* TASK TO COMPLETE: Do not repeat pictures. Repeat exactly the lines of the listing below from its first line through the line with "(sum.135) -- (sum.315);".

::::::

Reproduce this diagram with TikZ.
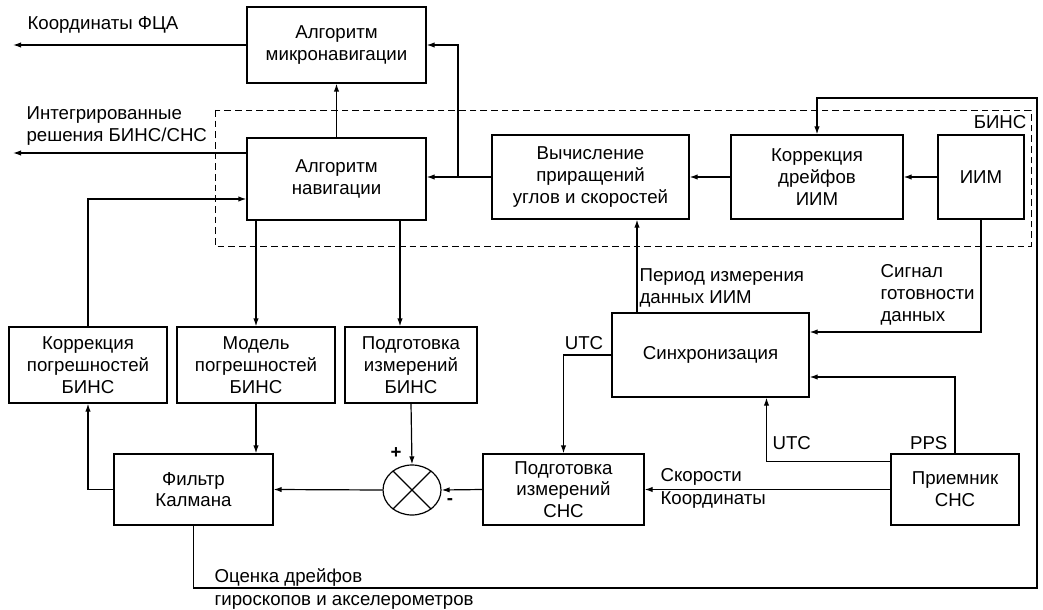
\documentclass[tikz,border=0pt]{standalone}
\usepackage{fontspec}
\setmainfont{Liberation Sans}
\usepackage{tikz}
\usetikzlibrary{arrows.meta, shapes.geometric, calc}

\begin{document}
\begin{tikzpicture}[x=0.75pt, y=-0.75pt, line width=0.9pt, >={Latex[length=6pt,width=4pt]},
        font=\fontsize{14}{16.3}\selectfont,
        blok/.style 2 args={draw, rectangle, align=center, inner sep=0pt,
            minimum width=#1*0.75pt, minimum height=#2*0.75pt},
        metka/.style={inner sep=0pt, align=left}]
        \useasboundingbox (0,0) rectangle (1043,610);

        % Граница БИНС
        \draw[dash pattern=on 5pt off 3pt, line width=0.7pt] (215,110) rectangle (1031,246);
        \node[metka, anchor=east] (bins) at (1027,122) {БИНС};

        % Блоки
        \node[blok={179}{76}] (micro) at (336.5,45) {Алгоритм\\микронавигации};
        \node[blok={179}{82}] (nav) at (336.5,179) {Алгоритм\\навигации};
        \node[blok={197}{84}] (vych) at (590.5,177) {Вычисление\\приращений\\углов и скоростей};
        \node[blok={172}{84}] (korr) at (817,177) {Коррекция\\дрейфов\\ИИМ};
        \node[blok={86}{84}] (iim) at (981,177) {ИИМ};
        \node[blok={158}{76}] (korrpog) at (88,365) {Коррекция\\погрешностей\\БИНС};
        \node[blok={158}{76}] (model) at (256,365) {Модель\\погрешностей\\БИНС};
        \node[blok={132}{76}] (podgB) at (411,365) {Подготовка\\измерений\\БИНС};
        \node[blok={197}{84}] (sync) at (710.5,355) {Синхронизация};
        \node[blok={159}{71}] (kalman) at (193.5,489.5) {Фильтр\\Калмана};
        \node[draw, ellipse, inner sep=0pt, minimum width=58*0.75pt, minimum height=50*0.75pt] (sum) at (412,490) {};
        \node[blok={161}{71}] (podgS) at (563.5,489.5) {Подготовка\\измерений\\СНС};
        \node[blok={128}{71}] (prm) at (955,489.5) {Приемник\\СНС};
        \draw (sum.45) -- (sum.225) (sum.135) -- (sum.315);

        % Выходы
        \coordinate (out1) at (13,45);
        \coordinate (out2) at (13,153);
        \draw[->] (micro.west) -- (out1);
        \draw[->] (nav.west |- out2) -- (out2);
        \node[metka, anchor=west] (fca) at (27,25) {Координаты ФЦА};
        \node[metka, anchor=west] (integr) at (26,126) {Интегрированные\\решения БИНС/СНС};

        % Верхний ряд
        \draw[->] (iim.west) -- (korr.east);
        \draw[->] (korr.west) -- (vych.east);
        \coordinate (br) at (458,177);
        \draw[->] (vych.west) -- (vych.west -| nav.east);
        \draw[->] (br) |- (micro.east);
        \draw[->] (nav.north) -- (micro.south);

        % Навигация -> модель и подготовка
        \draw[->] (nav.south -| model.north) -- (model.north);
        \draw[->] (nav.south -| 400,0) -- (podgB.north -| 400,0);
        \draw[->] (korrpog.north) |- ($(nav.west)+(0,20)$);

        % Фильтр Калмана
        \draw[->] (model.south) -- (kalman.north -| model.south);
        \draw[->] (podgB.south) -- (sum.north);
        \draw[->] (sum.west) -- (kalman.east);
        \draw[->] (podgS.west) -- (sum.east);
        \draw[->] (kalman.west) -| (korrpog.south);
        \node[metka] (plus) at (396,453) {\textbf{+}};
        \node[metka] (minus) at (450,502) {\textbf{-}};

        % СНС
        \draw[->] (prm.west) -- (podgS.east);
        \node[metka, anchor=west] (skor) at (660,477) {Скорости};
        \node[metka, anchor=west] (koord) at (660,500) {Координаты};
        \draw[->] (sync.west) -| (podgS.north);
        \node[metka] (utc1) at (584,343) {UTC};
        \draw[->] ($(prm.north west)+(0,8)$) -| ($(sync.south)+(56,0)$);
        \node[metka, anchor=west] (utc2) at (772,443) {UTC};
        \draw[->] (prm.north) |- ($(sync.east)+(0,22)$);
        \node[metka, anchor=east] (pps) at (948,443) {PPS};
        \draw[->] (iim.south) |- ($(sync.east)+(0,-23)$);
        \node[metka, anchor=west] (signal) at (880,295) {Сигнал\\готовности\\данных};
        \draw[->] (sync.north -| 637,0) -- (vych.south -| 637,0);
        \node[metka, anchor=west] (period) at (639,288) {Период измерения\\данных ИИМ};

        % Оценка дрейфов
        \coordinate (loop) at (1037,588);
        \draw[->] (kalman.south) |- (loop) |- (korr.north |- 0,98) -- (korr.north);
        \node[metka, anchor=west] (ocenka) at (214,578) {Оценка дрейфов};
        \node[metka, anchor=west] (giro) at (214,602) {гироскопов и акселерометров};
    \end{tikzpicture}
\end{document}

::::::

* RESPONSE BELOW:
Reproduce this diagram with TikZ.
\documentclass[tikz,border=0pt]{standalone}
\usepackage{fontspec}
\setmainfont{Liberation Sans}
\usepackage{tikz}
\usetikzlibrary{arrows.meta, shapes.geometric, calc}

\begin{document}
\begin{tikzpicture}[x=0.75pt, y=-0.75pt, line width=0.9pt, >={Latex[length=6pt,width=4pt]},
        font=\fontsize{14}{16.3}\selectfont,
        blok/.style 2 args={draw, rectangle, align=center, inner sep=0pt,
            minimum width=#1*0.75pt, minimum height=#2*0.75pt},
        metka/.style={inner sep=0pt, align=left}]
        \useasboundingbox (0,0) rectangle (1043,610);

        % Граница БИНС
        \draw[dash pattern=on 5pt off 3pt, line width=0.7pt] (215,110) rectangle (1031,246);
        \node[metka, anchor=east] (bins) at (1027,122) {БИНС};

        % Блоки
        \node[blok={179}{76}] (micro) at (336.5,45) {Алгоритм\\микронавигации};
        \node[blok={179}{82}] (nav) at (336.5,179) {Алгоритм\\навигации};
        \node[blok={197}{84}] (vych) at (590.5,177) {Вычисление\\приращений\\углов и скоростей};
        \node[blok={172}{84}] (korr) at (817,177) {Коррекция\\дрейфов\\ИИМ};
        \node[blok={86}{84}] (iim) at (981,177) {ИИМ};
        \node[blok={158}{76}] (korrpog) at (88,365) {Коррекция\\погрешностей\\БИНС};
        \node[blok={158}{76}] (model) at (256,365) {Модель\\погрешностей\\БИНС};
        \node[blok={132}{76}] (podgB) at (411,365) {Подготовка\\измерений\\БИНС};
        \node[blok={197}{84}] (sync) at (710.5,355) {Синхронизация};
        \node[blok={159}{71}] (kalman) at (193.5,489.5) {Фильтр\\Калмана};
        \node[draw, ellipse, inner sep=0pt, minimum width=58*0.75pt, minimum height=50*0.75pt] (sum) at (412,490) {};
        \node[blok={161}{71}] (podgS) at (563.5,489.5) {Подготовка\\измерений\\СНС};
        \node[blok={128}{71}] (prm) at (955,489.5) {Приемник\\СНС};
        \draw (sum.45) -- (sum.225) (sum.135) -- (sum.315);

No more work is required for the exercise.